The situation is made a little more acute because Mozilla has said very little about whether there will be an ESR 24 after ESR 17. Ars Technica's latest browser survey shows that ESR 10 has not been as widely embraced as the howling over version numbers would suggest; it represents just 0.47% of all web users, and that undoubtedly includes our stable branch users. Mozilla committed to ESR 17 originally and they are obviously keeping their promise, but they have said nothing about ESR 24, and numbers like these will undoubtedly be weapons within Mountain View for the ESR's opponents to kill it off after the promised support period for 17 expires. If that turns out to be the case, there may be no stable branch for us to upgrade to, if we live that long.

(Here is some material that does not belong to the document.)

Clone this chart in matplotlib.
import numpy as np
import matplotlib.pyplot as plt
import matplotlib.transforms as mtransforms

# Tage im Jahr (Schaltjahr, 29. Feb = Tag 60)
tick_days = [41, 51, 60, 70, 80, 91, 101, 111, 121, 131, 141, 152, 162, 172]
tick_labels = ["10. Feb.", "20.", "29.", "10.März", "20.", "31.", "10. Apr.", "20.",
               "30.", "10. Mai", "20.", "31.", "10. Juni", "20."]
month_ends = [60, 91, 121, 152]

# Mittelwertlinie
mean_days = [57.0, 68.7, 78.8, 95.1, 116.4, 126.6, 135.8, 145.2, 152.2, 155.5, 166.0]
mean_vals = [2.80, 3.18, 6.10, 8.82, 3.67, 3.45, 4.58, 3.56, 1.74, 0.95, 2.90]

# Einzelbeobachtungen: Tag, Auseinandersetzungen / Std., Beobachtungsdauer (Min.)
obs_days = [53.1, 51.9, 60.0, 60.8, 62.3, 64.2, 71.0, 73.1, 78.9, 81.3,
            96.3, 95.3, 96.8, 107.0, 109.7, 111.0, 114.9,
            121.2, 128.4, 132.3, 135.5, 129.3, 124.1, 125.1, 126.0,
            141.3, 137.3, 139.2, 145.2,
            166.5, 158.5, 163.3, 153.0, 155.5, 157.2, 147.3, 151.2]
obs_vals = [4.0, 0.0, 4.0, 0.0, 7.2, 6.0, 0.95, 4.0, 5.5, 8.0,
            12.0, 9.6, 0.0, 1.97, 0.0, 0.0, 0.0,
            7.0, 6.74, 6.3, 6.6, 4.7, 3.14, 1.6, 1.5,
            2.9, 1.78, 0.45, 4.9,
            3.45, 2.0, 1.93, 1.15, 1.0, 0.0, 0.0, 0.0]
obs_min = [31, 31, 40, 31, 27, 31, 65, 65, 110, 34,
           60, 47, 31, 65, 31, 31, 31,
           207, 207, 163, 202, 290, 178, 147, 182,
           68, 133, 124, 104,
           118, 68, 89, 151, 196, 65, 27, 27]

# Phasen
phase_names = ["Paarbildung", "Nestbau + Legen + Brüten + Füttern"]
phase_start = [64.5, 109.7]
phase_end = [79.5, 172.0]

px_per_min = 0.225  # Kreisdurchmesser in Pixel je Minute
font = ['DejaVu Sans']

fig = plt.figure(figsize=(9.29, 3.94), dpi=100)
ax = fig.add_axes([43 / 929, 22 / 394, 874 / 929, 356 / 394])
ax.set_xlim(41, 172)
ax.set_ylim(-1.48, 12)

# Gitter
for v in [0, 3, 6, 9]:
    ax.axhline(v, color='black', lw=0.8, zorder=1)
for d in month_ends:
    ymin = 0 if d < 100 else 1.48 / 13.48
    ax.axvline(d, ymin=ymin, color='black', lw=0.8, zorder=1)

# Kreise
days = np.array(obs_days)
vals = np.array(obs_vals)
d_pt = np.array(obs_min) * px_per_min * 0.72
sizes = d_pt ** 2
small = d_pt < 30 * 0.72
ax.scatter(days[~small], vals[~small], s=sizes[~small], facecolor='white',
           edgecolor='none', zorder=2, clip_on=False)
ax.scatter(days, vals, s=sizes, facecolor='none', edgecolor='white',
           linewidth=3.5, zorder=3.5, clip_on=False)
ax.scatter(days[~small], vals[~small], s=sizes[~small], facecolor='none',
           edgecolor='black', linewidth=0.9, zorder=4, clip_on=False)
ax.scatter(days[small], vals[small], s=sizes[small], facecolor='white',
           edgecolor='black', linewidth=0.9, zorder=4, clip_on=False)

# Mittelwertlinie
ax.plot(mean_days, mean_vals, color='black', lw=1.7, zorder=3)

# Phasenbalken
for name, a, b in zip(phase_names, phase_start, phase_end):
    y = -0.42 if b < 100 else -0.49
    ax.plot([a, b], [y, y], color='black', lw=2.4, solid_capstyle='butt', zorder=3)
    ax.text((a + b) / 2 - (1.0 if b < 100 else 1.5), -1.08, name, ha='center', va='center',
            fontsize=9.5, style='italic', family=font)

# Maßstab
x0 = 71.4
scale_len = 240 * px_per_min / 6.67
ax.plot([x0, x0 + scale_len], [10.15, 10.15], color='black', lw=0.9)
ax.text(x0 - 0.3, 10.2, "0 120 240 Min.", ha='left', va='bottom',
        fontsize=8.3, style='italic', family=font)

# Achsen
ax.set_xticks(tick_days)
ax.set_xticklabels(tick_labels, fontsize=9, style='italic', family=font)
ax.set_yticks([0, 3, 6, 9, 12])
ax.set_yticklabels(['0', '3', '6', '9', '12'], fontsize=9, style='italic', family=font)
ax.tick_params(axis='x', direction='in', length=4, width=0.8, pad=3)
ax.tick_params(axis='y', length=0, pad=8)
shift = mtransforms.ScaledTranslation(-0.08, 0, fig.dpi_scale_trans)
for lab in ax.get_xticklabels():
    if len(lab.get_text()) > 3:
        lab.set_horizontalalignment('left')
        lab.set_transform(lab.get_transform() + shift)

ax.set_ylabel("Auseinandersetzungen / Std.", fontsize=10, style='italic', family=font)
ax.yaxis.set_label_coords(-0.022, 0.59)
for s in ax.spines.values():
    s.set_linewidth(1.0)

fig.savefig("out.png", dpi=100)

So, with that cheery thought, Chris found an explanation for the minority of users who complained they could not download .pdfs or certain other files they had formerly viewed with plugins; it looks like our code to disable them is incomplete, and there is already a fix in issue 188. This changes some internal semantics, so I will not implement it in 10.x. I also took the liberty of tweaking our internal locale a bit for the QTE, and implemented bug 752376 for a little more snappy in the tab bar. Mozilla right now is trying to determine what they will do with Click-to-play (for plugins) in Firefox 17, which right now is buggy on certain sites, but this is irrelevant to us since we don't ship with plugins enabled anyway. Their plan is to have a release candidate ready somewhere around the 14th, and so will we; I will also build our last 10.x version around the same time, which will have a fix for issue 130, and finally terminate our support for ESR 10. I see our anonymous Tenfourbird builder(s) in the land of the Rising Sun are now issuing 17 betas themselves, so it looks like they will make the jump with us. It will be interesting to see what happens to Thunderbird now that Mozilla has said its development will be coming to a close with this release. Perhaps it's time for a TenFourMonkey after all.